**SET PROBLEM**
Set out each line from the following listing that includes the word "page".

**INFORMATION PROVIDED**

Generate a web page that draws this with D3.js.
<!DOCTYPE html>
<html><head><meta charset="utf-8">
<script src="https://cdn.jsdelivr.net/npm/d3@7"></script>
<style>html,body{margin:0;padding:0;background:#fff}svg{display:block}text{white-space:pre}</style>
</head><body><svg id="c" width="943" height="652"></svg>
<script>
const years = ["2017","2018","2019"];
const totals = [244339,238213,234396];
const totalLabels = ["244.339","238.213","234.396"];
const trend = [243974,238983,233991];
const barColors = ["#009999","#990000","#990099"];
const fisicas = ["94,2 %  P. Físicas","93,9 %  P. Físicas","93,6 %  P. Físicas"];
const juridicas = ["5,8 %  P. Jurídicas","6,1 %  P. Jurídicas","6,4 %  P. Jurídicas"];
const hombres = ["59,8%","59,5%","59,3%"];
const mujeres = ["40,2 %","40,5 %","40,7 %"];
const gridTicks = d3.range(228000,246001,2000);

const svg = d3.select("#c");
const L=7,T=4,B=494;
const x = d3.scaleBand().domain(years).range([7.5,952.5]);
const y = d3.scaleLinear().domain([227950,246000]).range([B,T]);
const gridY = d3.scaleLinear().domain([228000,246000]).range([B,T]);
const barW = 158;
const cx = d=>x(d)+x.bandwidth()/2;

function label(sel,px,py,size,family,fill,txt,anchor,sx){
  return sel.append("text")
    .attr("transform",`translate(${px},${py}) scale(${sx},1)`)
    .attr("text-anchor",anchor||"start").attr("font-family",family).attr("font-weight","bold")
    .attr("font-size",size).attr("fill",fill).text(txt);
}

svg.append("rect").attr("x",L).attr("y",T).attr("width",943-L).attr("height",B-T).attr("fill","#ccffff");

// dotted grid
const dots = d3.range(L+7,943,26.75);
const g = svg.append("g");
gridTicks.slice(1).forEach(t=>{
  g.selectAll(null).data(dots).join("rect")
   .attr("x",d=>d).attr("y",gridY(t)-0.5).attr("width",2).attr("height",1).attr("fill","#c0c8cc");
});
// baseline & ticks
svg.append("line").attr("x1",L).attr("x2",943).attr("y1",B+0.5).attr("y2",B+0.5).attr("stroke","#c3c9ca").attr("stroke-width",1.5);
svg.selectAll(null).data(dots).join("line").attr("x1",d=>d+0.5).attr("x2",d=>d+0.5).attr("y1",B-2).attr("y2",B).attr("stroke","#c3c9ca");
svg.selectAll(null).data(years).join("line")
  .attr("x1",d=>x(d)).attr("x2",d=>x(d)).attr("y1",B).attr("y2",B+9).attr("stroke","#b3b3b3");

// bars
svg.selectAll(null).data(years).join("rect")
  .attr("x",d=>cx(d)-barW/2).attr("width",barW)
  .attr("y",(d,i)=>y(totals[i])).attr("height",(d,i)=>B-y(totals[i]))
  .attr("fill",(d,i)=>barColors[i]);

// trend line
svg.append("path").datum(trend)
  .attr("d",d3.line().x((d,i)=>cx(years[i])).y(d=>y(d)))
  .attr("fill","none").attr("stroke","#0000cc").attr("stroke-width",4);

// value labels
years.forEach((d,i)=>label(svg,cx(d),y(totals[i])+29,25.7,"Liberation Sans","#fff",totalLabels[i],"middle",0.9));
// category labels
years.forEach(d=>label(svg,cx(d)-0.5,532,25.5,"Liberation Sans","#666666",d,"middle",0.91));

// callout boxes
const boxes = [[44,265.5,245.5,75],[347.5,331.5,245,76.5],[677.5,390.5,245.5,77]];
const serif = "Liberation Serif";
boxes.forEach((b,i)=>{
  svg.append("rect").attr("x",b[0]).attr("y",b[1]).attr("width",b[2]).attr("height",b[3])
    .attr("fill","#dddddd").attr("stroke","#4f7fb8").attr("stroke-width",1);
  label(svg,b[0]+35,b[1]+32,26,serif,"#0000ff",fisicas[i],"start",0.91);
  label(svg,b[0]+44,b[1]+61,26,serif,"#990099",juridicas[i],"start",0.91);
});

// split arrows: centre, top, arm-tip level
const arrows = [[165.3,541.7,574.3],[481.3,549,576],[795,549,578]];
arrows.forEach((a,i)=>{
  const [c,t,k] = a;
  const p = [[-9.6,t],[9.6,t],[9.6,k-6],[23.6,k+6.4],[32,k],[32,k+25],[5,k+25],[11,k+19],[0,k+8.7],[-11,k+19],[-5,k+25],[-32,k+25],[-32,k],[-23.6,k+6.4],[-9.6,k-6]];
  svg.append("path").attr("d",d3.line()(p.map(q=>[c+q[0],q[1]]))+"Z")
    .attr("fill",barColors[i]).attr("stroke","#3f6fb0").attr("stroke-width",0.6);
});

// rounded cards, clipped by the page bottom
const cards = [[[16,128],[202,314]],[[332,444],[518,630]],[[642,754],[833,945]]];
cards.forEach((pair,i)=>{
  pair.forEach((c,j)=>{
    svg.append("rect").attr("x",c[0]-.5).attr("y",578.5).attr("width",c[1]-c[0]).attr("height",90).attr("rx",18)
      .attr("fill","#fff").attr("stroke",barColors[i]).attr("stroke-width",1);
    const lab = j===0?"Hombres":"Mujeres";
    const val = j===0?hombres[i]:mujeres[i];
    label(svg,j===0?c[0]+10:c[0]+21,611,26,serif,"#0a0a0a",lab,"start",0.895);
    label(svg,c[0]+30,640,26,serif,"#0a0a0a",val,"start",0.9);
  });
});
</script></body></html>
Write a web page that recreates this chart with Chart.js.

**ANSWER TO THIS PROBLEM**
Generate a web page that draws this with D3.js.
// rounded cards, clipped by the page bottom
Write a web page that recreates this chart with Chart.js.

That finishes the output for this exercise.